6. The layout method according to claim 4, wherein before the step of providing the first LED chips, the second LED chips and the third LED chips, the layout method further comprising:

manufacturing the plurality of LED chips from two different wafers;

determining the wafer grade of the LED chips as grade A, grade B or grade C by electrical property test or optical property test; and

defining the LED chip belonging to the wafer grade A, the LED chip belonging to the wafer grade B, and the LED chip belonging to the grade C wafer grade as the first LED chips, the second LED chips and the third LED chips, respectively.

7. The layout method according to claim 4, wherein the first LED chips, the second LED chips, and the third LED chips are alternately disposed along the same direction on the circuit substrate.

8. A layout method of mixing and matching LED wafers with different grades, comprising:

manufacturing a plurality of LED chips from a same wafer or different wafers;

classifying the LED chips into at least a plurality of first LED chips having the same wafer grade and a plurality of second LED chips having the same wafer grade by electrical property test or optical property test, wherein the first LED chips have different wafer grade from the second LED chips; and

disposing the first LED chips and the second LED chips on the same circuit substrate.

9. The layout method according to claim 8, wherein the electrical characteristic test is a voltage or current test, and the optical characteristic test is a brightness or luminescence spectral distribution test.

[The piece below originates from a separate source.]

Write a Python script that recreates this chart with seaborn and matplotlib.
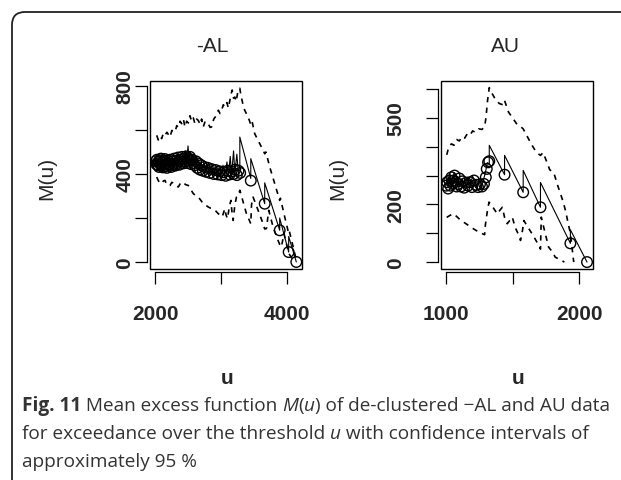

10. A display device having mixed and matched LED wafers with different grades comprising:

a circuit substrate;

a plurality of first LED chips disposed on the circuit substrate, respectively; and

a plurality of second LED chips disposed on the circuit substrate, respectively;

wherein, the first LED chips have the same wafer grade, and the second LED chips have the same wafer grade, and the first LED chips and the second LED chips have different wafer grades.